» Data extract

╭──

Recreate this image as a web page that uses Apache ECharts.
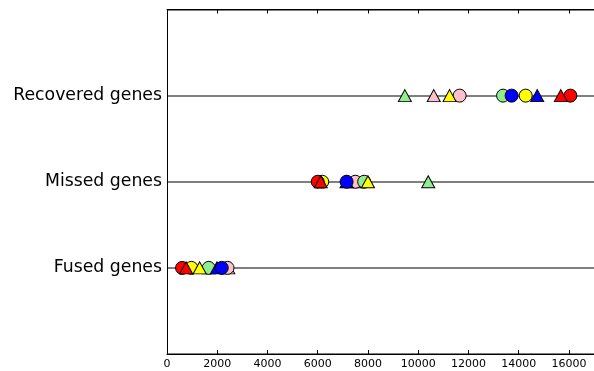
<!DOCTYPE html>
<html>
<head>
<meta charset="utf-8">
<script src="https://cdn.jsdelivr.net/npm/echarts@6/dist/echarts.min.js"></script>
<style>
html,body{margin:0;padding:0;background:#fff;}
#c{width:594px;height:371px;}
</style>
</head>
<body>
<div id="c"></div>
<script>
// categories (y positions 1,2,3)
var categories = ['Fused genes', 'Missed genes', 'Recovered genes'];
var xTicks = [0, 2000, 4000, 6000, 8000, 10000, 12000, 14000, 16000];

// values per marker: [Fused, Missed, Recovered]
var pinkTri      = [2440, 7480, 10620];
var pinkCircle   = [2410, 7500, 11650];
var greenTri     = [1660, 10400, 9470];
var greenCircle  = [1660, 7850, 13380];
var yellowCircle = [970, 6180, 14280];
var yellowTri    = [1300, 8000, 11250];
var blueTri      = [1990, 7150, 14740];
var blueCircle   = [2180, 7150, 13720];
var redCircle    = [600, 6000, 16060];
var redTri       = [760, 6120, 15680];

var markers = [
  {d: pinkTri, c: '#ffc0cb', s: 'triangle'},
  {d: pinkCircle, c: '#ffc0cb', s: 'circle'},
  {d: greenTri, c: '#90ee90', s: 'triangle'},
  {d: greenCircle, c: '#90ee90', s: 'circle'},
  {d: yellowCircle, c: '#ffff00', s: 'circle'},
  {d: yellowTri, c: '#ffff00', s: 'triangle'},
  {d: blueTri, c: '#0000ff', s: 'triangle'},
  {d: blueCircle, c: '#0000ff', s: 'circle'},
  {d: redCircle, c: '#ff0000', s: 'circle'},
  {d: redTri, c: '#ff0000', s: 'triangle'}
];

var series = markers.map(function (m) {
  return {
    type: 'scatter',
    symbol: m.s,
    symbolSize: m.s === 'circle' ? 13 : [13, 12],
    itemStyle: {color: m.c, borderColor: '#000', borderWidth: 1, opacity: 1},
    data: m.d.map(function (v, i) { return [v, i + 1]; }),
    emphasis: {disabled: true},
    animation: false
  };
});

var font = 'DejaVu Sans';
var chart = echarts.init(document.getElementById('c'), null, {renderer: 'canvas'});
chart.setOption({
  animation: false,
  backgroundColor: '#fff',
  grid: {left: 167, top: 9.5, width: 429, height: 344.5},
  xAxis: [{
    type: 'value', min: 0, max: 17000, interval: 2000, position: 'bottom',
    axisLine: {show: true, lineStyle: {color: '#000', width: 1}},
    axisTick: {show: true, inside: true, length: 4, lineStyle: {color: '#000'}},
    axisLabel: {
      show: true, showMaxLabel: false, color: '#000', fontFamily: font, fontSize: 11, margin: 5,
      formatter: function (v) { return xTicks.indexOf(v) >= 0 ? String(v) : ''; }
    },
    splitLine: {show: false}
  }, {
    type: 'value', min: 0, max: 17000, interval: 2000, position: 'top',
    axisLine: {show: true, lineStyle: {color: '#000', width: 1}},
    axisTick: {show: true, inside: true, length: 4, lineStyle: {color: '#000'}},
    axisLabel: {show: false},
    splitLine: {show: false}
  }],
  yAxis: {
    type: 'value', min: 0, max: 4, interval: 1,
    axisLine: {show: true, lineStyle: {color: '#000', width: 1}},
    axisTick: {show: false},
    axisLabel: {
      color: '#000', fontFamily: font, fontSize: 17.3, margin: 5,
      formatter: function (v) { return (v >= 1 && v <= 3) ? categories[v - 1] : ''; }
    },
    splitLine: {show: true, lineStyle: {color: '#555', width: 1.5}}
  },
  series: series
});
</script>
</body>
</html>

╰──

» Exercise instructions
Skip the pictures and restate exactly the lines from the beginning of the listing to the line with "[760, 6120, 15680];", that line included.

» Final result
Recreate this image as a web page that uses Apache ECharts.
<!DOCTYPE html>
<html>
<head>
<meta charset="utf-8">
<script src="https://cdn.jsdelivr.net/npm/echarts@6/dist/echarts.min.js"></script>
<style>
html,body{margin:0;padding:0;background:#fff;}
#c{width:594px;height:371px;}
</style>
</head>
<body>
<div id="c"></div>
<script>
// categories (y positions 1,2,3)
var categories = ['Fused genes', 'Missed genes', 'Recovered genes'];
var xTicks = [0, 2000, 4000, 6000, 8000, 10000, 12000, 14000, 16000];

// values per marker: [Fused, Missed, Recovered]
var pinkTri      = [2440, 7480, 10620];
var pinkCircle   = [2410, 7500, 11650];
var greenTri     = [1660, 10400, 9470];
var greenCircle  = [1660, 7850, 13380];
var yellowCircle = [970, 6180, 14280];
var yellowTri    = [1300, 8000, 11250];
var blueTri      = [1990, 7150, 14740];
var blueCircle   = [2180, 7150, 13720];
var redCircle    = [600, 6000, 16060];
var redTri       = [760, 6120, 15680];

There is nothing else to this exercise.